Source material

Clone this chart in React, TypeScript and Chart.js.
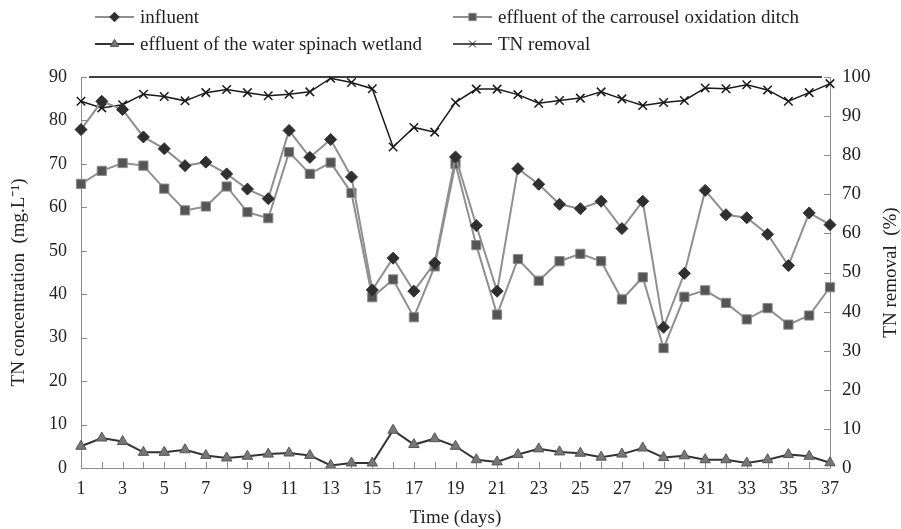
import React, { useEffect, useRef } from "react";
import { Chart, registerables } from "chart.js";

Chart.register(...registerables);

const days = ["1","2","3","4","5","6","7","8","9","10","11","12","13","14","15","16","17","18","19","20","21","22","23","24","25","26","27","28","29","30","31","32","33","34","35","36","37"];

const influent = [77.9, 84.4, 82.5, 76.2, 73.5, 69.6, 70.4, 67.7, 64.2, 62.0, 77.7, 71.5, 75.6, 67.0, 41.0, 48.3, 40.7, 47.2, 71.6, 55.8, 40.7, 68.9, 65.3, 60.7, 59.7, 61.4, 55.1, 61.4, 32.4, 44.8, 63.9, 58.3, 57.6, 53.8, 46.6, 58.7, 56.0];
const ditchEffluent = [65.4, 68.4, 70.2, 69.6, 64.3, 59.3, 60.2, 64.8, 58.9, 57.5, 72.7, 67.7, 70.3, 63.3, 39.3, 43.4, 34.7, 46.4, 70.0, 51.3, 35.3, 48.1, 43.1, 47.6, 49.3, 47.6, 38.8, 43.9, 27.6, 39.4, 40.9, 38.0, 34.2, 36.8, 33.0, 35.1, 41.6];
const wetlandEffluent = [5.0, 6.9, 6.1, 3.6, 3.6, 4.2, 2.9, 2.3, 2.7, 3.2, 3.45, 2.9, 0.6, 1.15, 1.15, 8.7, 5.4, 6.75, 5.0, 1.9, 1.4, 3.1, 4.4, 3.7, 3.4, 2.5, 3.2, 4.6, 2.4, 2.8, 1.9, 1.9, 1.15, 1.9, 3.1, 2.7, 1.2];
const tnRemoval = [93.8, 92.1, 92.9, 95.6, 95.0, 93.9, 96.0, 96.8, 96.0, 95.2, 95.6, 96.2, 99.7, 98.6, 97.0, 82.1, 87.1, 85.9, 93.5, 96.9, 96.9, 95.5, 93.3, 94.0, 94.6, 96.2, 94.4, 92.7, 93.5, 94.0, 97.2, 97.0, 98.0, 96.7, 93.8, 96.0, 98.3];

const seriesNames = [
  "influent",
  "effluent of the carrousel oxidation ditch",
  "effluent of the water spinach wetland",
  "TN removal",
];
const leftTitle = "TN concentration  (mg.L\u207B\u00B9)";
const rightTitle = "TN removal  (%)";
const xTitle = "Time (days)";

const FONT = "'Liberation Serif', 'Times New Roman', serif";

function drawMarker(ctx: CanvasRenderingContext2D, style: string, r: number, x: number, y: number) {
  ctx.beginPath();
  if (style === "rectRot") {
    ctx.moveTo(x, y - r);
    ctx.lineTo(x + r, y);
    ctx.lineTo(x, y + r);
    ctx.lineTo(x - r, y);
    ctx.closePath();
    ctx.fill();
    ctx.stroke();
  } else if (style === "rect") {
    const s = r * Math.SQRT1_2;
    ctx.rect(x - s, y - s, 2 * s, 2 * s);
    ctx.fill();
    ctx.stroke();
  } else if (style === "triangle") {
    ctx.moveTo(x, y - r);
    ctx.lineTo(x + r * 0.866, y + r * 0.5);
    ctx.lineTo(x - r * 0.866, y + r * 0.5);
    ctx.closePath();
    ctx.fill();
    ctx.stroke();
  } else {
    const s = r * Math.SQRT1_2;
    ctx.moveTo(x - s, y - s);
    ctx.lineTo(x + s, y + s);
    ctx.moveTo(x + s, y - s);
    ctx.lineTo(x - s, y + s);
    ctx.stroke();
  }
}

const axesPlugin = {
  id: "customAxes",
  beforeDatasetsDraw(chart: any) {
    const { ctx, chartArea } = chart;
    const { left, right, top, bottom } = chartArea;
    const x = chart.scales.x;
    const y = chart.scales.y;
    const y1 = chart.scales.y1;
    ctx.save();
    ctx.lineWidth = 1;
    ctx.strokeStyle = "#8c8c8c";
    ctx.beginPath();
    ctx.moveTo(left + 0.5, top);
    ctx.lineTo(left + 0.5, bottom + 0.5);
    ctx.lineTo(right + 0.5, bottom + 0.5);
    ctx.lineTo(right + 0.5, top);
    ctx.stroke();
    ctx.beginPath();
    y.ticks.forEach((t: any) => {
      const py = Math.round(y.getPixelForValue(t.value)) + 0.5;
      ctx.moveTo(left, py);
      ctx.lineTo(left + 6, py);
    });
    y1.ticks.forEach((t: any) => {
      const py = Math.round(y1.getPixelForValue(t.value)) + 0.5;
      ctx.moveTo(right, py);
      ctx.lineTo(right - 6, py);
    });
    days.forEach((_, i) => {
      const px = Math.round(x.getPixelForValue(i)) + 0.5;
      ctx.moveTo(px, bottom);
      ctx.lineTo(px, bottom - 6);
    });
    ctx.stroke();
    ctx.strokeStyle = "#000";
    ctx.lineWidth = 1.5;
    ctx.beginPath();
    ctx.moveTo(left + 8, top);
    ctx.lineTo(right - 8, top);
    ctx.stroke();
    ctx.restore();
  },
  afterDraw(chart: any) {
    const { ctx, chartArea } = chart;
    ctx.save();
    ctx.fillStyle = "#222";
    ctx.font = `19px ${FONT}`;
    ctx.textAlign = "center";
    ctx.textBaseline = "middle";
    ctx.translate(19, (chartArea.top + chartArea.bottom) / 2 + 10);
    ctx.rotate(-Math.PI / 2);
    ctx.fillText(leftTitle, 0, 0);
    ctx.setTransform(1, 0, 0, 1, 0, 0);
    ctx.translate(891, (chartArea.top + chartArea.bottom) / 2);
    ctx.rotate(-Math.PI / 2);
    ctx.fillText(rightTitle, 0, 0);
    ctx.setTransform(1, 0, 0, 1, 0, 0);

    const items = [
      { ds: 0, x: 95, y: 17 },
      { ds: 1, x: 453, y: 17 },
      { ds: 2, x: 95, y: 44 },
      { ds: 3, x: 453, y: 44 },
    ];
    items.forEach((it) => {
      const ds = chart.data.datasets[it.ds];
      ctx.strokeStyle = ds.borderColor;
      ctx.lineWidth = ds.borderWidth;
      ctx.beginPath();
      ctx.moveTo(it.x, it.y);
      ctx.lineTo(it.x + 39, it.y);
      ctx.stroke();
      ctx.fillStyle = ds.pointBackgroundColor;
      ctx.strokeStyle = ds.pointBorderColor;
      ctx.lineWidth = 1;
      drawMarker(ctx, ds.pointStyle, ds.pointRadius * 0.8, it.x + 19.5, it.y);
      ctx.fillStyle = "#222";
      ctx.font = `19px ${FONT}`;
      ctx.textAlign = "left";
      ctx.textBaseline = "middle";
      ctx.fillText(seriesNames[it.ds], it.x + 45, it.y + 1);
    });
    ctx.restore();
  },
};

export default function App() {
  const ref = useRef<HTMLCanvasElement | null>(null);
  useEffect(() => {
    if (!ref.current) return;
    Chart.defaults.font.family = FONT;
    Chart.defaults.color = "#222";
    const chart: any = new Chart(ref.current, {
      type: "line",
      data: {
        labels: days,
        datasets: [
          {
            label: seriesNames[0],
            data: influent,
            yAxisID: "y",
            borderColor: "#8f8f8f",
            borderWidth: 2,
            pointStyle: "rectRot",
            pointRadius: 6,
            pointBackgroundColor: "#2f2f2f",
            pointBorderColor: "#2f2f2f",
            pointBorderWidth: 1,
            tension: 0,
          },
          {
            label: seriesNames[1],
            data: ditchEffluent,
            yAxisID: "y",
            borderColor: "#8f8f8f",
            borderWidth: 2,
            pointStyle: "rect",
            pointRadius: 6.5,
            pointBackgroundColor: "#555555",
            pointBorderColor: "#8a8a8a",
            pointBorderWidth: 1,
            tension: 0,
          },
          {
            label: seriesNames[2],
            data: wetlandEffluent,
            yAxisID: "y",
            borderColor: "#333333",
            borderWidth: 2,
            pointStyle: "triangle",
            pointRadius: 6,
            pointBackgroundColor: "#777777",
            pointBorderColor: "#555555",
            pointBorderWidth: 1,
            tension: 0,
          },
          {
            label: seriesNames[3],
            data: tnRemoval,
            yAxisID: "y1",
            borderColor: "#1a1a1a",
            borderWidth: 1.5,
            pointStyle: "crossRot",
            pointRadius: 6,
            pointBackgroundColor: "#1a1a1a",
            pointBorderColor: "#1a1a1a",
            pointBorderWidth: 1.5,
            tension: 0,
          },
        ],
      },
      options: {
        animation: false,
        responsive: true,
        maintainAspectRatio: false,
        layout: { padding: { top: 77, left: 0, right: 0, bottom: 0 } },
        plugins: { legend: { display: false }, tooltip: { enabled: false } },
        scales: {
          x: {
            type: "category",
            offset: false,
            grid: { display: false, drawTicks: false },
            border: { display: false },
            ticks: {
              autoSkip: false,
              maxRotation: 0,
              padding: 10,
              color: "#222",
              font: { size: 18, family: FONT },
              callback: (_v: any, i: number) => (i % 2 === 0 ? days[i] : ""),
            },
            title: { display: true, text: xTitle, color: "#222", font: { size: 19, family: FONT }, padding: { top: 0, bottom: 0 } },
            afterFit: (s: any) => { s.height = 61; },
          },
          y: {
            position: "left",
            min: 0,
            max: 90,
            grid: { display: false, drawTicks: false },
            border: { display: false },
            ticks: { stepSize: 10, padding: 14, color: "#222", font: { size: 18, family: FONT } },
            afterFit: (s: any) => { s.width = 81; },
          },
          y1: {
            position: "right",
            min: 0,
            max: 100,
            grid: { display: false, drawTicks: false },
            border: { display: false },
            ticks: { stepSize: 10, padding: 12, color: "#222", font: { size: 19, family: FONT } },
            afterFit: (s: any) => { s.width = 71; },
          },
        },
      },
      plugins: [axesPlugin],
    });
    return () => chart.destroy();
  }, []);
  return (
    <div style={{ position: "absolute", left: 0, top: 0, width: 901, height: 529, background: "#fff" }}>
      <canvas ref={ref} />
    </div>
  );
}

Written problem
Reproduce only the lines from the beginning of the data through the line that contains "93.8, 96.0, 98.3];", both included, and please drop the pictures.

Answer for this exercise
Clone this chart in React, TypeScript and Chart.js.
import React, { useEffect, useRef } from "react";
import { Chart, registerables } from "chart.js";

Chart.register(...registerables);

const days = ["1","2","3","4","5","6","7","8","9","10","11","12","13","14","15","16","17","18","19","20","21","22","23","24","25","26","27","28","29","30","31","32","33","34","35","36","37"];

const influent = [77.9, 84.4, 82.5, 76.2, 73.5, 69.6, 70.4, 67.7, 64.2, 62.0, 77.7, 71.5, 75.6, 67.0, 41.0, 48.3, 40.7, 47.2, 71.6, 55.8, 40.7, 68.9, 65.3, 60.7, 59.7, 61.4, 55.1, 61.4, 32.4, 44.8, 63.9, 58.3, 57.6, 53.8, 46.6, 58.7, 56.0];
const ditchEffluent = [65.4, 68.4, 70.2, 69.6, 64.3, 59.3, 60.2, 64.8, 58.9, 57.5, 72.7, 67.7, 70.3, 63.3, 39.3, 43.4, 34.7, 46.4, 70.0, 51.3, 35.3, 48.1, 43.1, 47.6, 49.3, 47.6, 38.8, 43.9, 27.6, 39.4, 40.9, 38.0, 34.2, 36.8, 33.0, 35.1, 41.6];
const wetlandEffluent = [5.0, 6.9, 6.1, 3.6, 3.6, 4.2, 2.9, 2.3, 2.7, 3.2, 3.45, 2.9, 0.6, 1.15, 1.15, 8.7, 5.4, 6.75, 5.0, 1.9, 1.4, 3.1, 4.4, 3.7, 3.4, 2.5, 3.2, 4.6, 2.4, 2.8, 1.9, 1.9, 1.15, 1.9, 3.1, 2.7, 1.2];
const tnRemoval = [93.8, 92.1, 92.9, 95.6, 95.0, 93.9, 96.0, 96.8, 96.0, 95.2, 95.6, 96.2, 99.7, 98.6, 97.0, 82.1, 87.1, 85.9, 93.5, 96.9, 96.9, 95.5, 93.3, 94.0, 94.6, 96.2, 94.4, 92.7, 93.5, 94.0, 97.2, 97.0, 98.0, 96.7, 93.8, 96.0, 98.3];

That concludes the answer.